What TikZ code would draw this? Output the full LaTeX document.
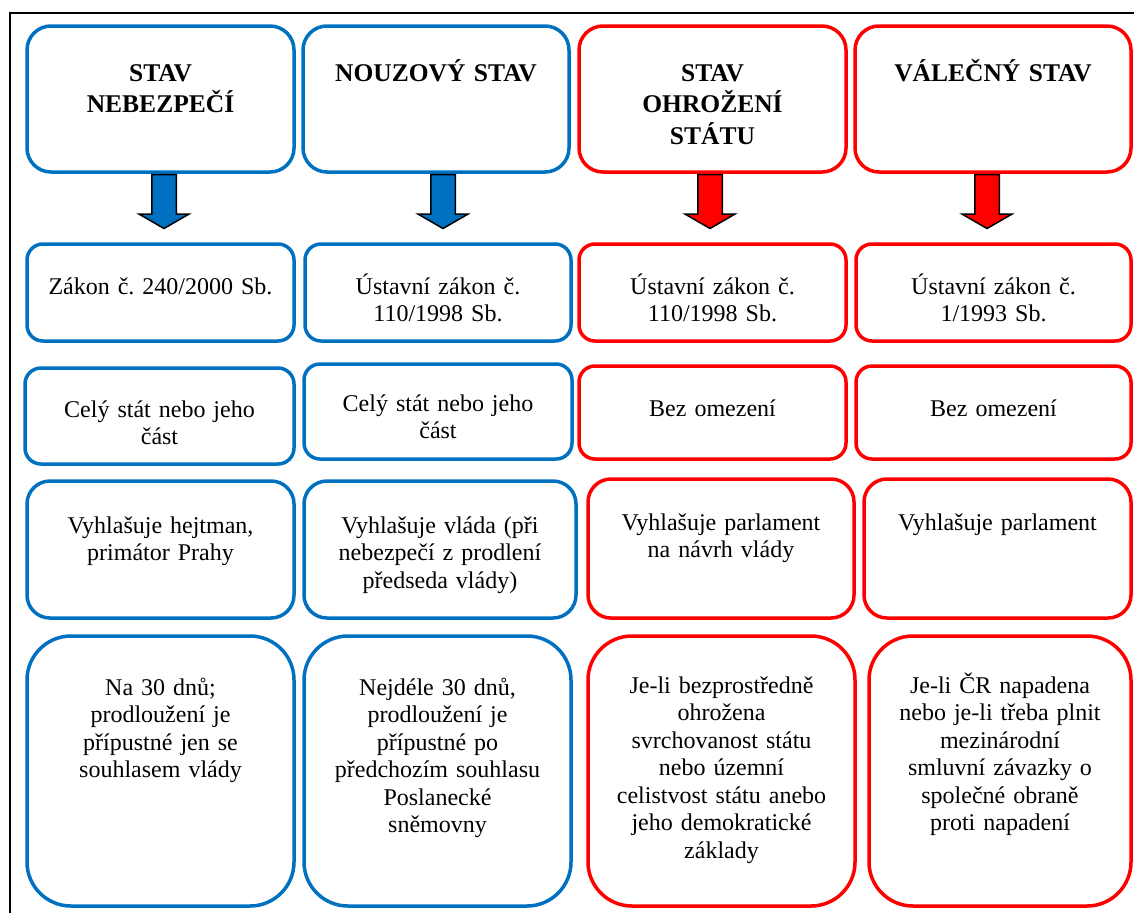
\documentclass[tikz,border=0pt]{standalone}
\usepackage{fontspec}
\setmainfont{Liberation Serif}
\frenchspacing
\usepackage{tikz}
\usetikzlibrary{shapes.arrows}
\definecolor{cblue}{RGB}{0,112,192}
\definecolor{cred}{RGB}{255,0,0}
\tikzset{
  box/.style = {draw, line width=3.5pt, inner sep=0pt, rounded corners=#1},
  box_b/.style = {box=#1, draw=cblue},% modry ramecek
  box_r/.style = {box=#1, draw=cred},% cerveny ramecek
  txt/.style = {align=center, text width=250pt, inner sep=0pt, anchor=base,
    font=\fontsize{24}{27.5}\selectfont},
  ttl/.style = {txt, font=\bfseries\fontsize{25.5}{31.5}\selectfont},% nadpis
  barrow/.style = {single arrow, draw=black, fill=#1, line width=1.5pt,
    inner xsep=0pt, inner ysep=11.5pt, single arrow head extend=12.5pt,
    single arrow tip angle=120, minimum height=54pt, rotate=-90, anchor=tail}
}

\begin{document}
\begin{tikzpicture}[x=1pt,y=1pt]
\useasboundingbox (0,0) rectangle (1134,-913);
\draw[line width=2.5pt] (10,-913) -- (10,-13) -- (1134,-13);

% nadpisy
\node [box_b=24pt, minimum width=267pt, minimum height=146pt] (h1) at (160.5,-99) {};
\node [box_b=24pt, minimum width=266pt, minimum height=146pt] (h2) at (436,-99) {};
\node [box_r=24pt, minimum width=267pt, minimum height=146pt] (h3) at (712.5,-99) {};
\node [box_r=24pt, minimum width=276pt, minimum height=146pt] (h4) at (993,-99) {};
\node at (h1.north) [ttl, yshift=-57pt] (h1t) {STAV\\NEBEZPEČÍ};
\node at (h2.north) [ttl, yshift=-57pt] (h2t) {NOUZOVÝ STAV};
\node at (h3.north) [ttl, yshift=-57pt] (h3t) {STAV\\OHROŽENÍ\\STÁTU};
\node at (h4.north) [ttl, yshift=-57pt] (h4t) {VÁLEČNÝ STAV};

% sipky
\node at ([xshift=3.5pt]h1.south) [barrow=cblue] (ar1) {};
\node at ([xshift=7pt]h2.south) [barrow=cblue] (ar2) {};
\node at ([xshift=-2.5pt]h3.south) [barrow=cred] (ar3) {};
\node at ([xshift=-6pt]h4.south) [barrow=cred] (ar4) {};

% zakony
\node [box_b=16pt, minimum width=267pt, minimum height=97pt] (l1) at (160.5,-292.5) {};
\node [box_b=16pt, minimum width=266pt, minimum height=97pt] (l2) at (438,-292.5) {};
\node [box_r=16pt, minimum width=267pt, minimum height=97pt] (l3) at (712.5,-292.5) {};
\node [box_r=16pt, minimum width=275pt, minimum height=97pt] (l4) at (993.5,-292.5) {};
\node at (l1.north) [txt, yshift=-52pt] (l1t) {Zákon č. 240/2000 Sb.};
\node at (l2.north) [txt, yshift=-52pt] (l2t) {Ústavní zákon č.\\110/1998 Sb.};
\node at (l3.north) [txt, yshift=-52pt] (l3t) {Ústavní zákon č.\\110/1998 Sb.};
\node at (l4.north) [txt, yshift=-52pt] (l4t) {Ústavní zákon č.\\1/1993 Sb.};

% uzemi
\node [box_b=16pt, minimum width=269pt, minimum height=96pt] (a1) at (159.5,-416) {};
\node [box_b=16pt, minimum width=268pt, minimum height=95pt] (a2) at (438,-411.5) {};
\node [box_r=16pt, minimum width=267pt, minimum height=93pt] (a3) at (712.5,-412.5) {};
\node [box_r=16pt, minimum width=275pt, minimum height=93pt] (a4) at (993.5,-412.5) {};
\node at (a1.north) [txt, yshift=-51pt] (a1t) {Celý stát nebo jeho\\část};
\node at (a2.north) [txt, yshift=-49pt] (a2t) {Celý stát nebo jeho\\část};
\node at (a3.north) [txt, yshift=-52pt] (a3t) {Bez omezení};
\node at (a4.north) [txt, yshift=-52pt] (a4t) {Bez omezení};

% kdo vyhlasuje
\node [box_b=23pt, minimum width=267pt, minimum height=137pt] (d1) at (160.5,-549.5) {};
\node [box_b=23pt, minimum width=272pt, minimum height=137pt] (d2) at (440,-549.5) {};
\node [box_r=23pt, minimum width=266pt, minimum height=139pt] (d3) at (721,-548.5) {};
\node [box_r=23pt, minimum width=267pt, minimum height=139pt] (d4) at (997.5,-548.5) {};
\node at (d1.north) [txt, yshift=-54pt] (d1t) {Vyhlašuje hejtman,\\primátor Prahy};
\node at (d2.north) [txt, yshift=-54pt] (d2t) {Vyhlašuje vláda (při\\nebezpečí z prodlení\\předseda vlády)};
\node at (d3.north) [txt, yshift=-53pt] (d3t) {Vyhlašuje parlament\\na návrh vlády};
\node at (d4.north) [txt, yshift=-53pt] (d4t) {Vyhlašuje parlament};

% doba trvani
\node [box_b=44pt, minimum width=267pt, minimum height=270pt] (t1) at (160.5,-771) {};
\node [box_b=44pt, minimum width=267pt, minimum height=270pt] (t2) at (437.5,-771) {};
\node [box_r=44pt, minimum width=267pt, minimum height=270pt] (t3) at (721.5,-771) {};
\node [box_r=44pt, minimum width=262pt, minimum height=270pt] (t4) at (1000,-771) {};
\node at (t1.north) [txt, yshift=-61pt] (t1t) {Na 30 dnů;\\prodloužení je\\přípustné jen se\\souhlasem vlády};
\node at (t2.north) [txt, yshift=-61pt] (t2t) {Nejdéle 30 dnů,\\prodloužení je\\přípustné po\\předchozím souhlasu\\Poslanecké\\sněmovny};
\node at (t3.north) [txt, yshift=-59pt] (t3t) {Je-li bezprostředně\\ohrožena\\svrchovanost státu\\nebo územní\\celistvost státu anebo\\jeho demokratické\\základy};
\node at (t4.north) [txt, yshift=-59pt] (t4t) {Je-li ČR napadena\\nebo je-li třeba plnit\\mezinárodní\\smluvní závazky o\\společné obraně\\proti napadení};
\end{tikzpicture}
\end{document}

### [What needs to be done]
Return only the lines from the start of the data through the line that contains "(10,-13) -- (1134,-13);", please, copying them exactly and omitting all pictures.

### [Right answer]
What TikZ code would draw this? Output the full LaTeX document.
\documentclass[tikz,border=0pt]{standalone}
\usepackage{fontspec}
\setmainfont{Liberation Serif}
\frenchspacing
\usepackage{tikz}
\usetikzlibrary{shapes.arrows}
\definecolor{cblue}{RGB}{0,112,192}
\definecolor{cred}{RGB}{255,0,0}
\tikzset{
  box/.style = {draw, line width=3.5pt, inner sep=0pt, rounded corners=#1},
  box_b/.style = {box=#1, draw=cblue},% modry ramecek
  box_r/.style = {box=#1, draw=cred},% cerveny ramecek
  txt/.style = {align=center, text width=250pt, inner sep=0pt, anchor=base,
    font=\fontsize{24}{27.5}\selectfont},
  ttl/.style = {txt, font=\bfseries\fontsize{25.5}{31.5}\selectfont},% nadpis
  barrow/.style = {single arrow, draw=black, fill=#1, line width=1.5pt,
    inner xsep=0pt, inner ysep=11.5pt, single arrow head extend=12.5pt,
    single arrow tip angle=120, minimum height=54pt, rotate=-90, anchor=tail}
}

\begin{document}
\begin{tikzpicture}[x=1pt,y=1pt]
\useasboundingbox (0,0) rectangle (1134,-913);
\draw[line width=2.5pt] (10,-913) -- (10,-13) -- (1134,-13);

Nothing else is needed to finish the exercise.